> _Exercise aim_: Read the records below and copy each line that contains "matplotlib".

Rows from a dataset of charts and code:

/---

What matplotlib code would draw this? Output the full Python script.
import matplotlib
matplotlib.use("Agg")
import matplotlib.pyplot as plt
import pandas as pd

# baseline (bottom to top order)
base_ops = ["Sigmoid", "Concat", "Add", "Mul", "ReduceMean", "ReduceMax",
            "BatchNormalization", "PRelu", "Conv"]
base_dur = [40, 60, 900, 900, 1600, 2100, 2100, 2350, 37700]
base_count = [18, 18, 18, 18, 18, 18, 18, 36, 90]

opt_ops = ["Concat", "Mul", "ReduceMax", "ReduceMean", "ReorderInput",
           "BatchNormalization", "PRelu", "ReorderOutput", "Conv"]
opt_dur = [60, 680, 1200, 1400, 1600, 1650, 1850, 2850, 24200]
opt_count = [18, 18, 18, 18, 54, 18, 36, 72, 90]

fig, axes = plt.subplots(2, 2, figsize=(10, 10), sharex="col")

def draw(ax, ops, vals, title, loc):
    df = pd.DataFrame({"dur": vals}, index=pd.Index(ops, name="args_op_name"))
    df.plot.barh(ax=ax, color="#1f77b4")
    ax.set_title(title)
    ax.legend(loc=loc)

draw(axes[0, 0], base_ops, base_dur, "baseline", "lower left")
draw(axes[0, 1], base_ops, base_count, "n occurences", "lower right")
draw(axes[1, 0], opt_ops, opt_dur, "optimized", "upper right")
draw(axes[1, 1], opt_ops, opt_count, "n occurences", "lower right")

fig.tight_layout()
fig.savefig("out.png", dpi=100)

\---
/---

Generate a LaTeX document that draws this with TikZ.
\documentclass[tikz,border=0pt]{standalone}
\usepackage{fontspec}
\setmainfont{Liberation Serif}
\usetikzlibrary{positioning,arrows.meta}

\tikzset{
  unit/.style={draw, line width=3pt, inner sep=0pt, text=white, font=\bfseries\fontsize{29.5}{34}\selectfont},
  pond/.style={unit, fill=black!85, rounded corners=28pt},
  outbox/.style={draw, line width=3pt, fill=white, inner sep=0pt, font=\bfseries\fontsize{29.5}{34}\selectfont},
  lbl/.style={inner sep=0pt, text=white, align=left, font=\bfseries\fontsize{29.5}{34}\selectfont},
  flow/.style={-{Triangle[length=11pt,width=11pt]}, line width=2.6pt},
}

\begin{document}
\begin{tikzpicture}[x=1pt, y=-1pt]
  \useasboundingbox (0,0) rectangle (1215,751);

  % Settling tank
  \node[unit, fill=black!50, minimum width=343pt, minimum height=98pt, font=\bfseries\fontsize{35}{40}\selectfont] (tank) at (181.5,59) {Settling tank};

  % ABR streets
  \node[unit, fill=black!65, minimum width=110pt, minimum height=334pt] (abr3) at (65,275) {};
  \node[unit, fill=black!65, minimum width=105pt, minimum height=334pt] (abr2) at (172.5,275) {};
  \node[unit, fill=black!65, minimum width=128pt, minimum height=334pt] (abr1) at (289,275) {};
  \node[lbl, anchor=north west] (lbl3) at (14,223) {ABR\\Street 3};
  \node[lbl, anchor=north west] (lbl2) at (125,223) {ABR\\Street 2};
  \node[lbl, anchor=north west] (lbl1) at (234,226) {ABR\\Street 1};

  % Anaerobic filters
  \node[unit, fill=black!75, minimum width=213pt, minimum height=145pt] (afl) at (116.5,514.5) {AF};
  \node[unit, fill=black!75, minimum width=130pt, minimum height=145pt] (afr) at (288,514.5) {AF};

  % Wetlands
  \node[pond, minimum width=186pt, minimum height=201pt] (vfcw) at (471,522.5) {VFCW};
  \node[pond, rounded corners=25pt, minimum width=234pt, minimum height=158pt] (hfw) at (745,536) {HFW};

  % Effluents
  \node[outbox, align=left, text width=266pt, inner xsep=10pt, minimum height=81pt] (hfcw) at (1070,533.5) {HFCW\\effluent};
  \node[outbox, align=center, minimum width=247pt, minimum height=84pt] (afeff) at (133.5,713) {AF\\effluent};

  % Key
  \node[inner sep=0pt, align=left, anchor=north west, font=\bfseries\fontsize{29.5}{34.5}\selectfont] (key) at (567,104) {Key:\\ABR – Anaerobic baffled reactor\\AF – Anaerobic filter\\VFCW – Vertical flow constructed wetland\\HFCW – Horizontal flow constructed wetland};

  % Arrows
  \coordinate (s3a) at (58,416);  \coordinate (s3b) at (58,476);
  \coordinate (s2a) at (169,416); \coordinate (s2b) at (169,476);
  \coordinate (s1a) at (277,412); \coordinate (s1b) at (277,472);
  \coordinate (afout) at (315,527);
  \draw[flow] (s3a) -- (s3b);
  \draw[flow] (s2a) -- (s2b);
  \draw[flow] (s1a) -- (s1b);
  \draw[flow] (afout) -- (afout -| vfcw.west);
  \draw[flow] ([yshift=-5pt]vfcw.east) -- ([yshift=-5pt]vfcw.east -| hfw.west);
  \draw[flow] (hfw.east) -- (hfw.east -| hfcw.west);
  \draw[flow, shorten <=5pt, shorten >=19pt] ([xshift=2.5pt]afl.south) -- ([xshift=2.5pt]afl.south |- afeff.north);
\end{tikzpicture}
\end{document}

\---

> _Exercise answer_:
What matplotlib code would draw this? Output the full Python script.
import matplotlib
matplotlib.use("Agg")
import matplotlib.pyplot as plt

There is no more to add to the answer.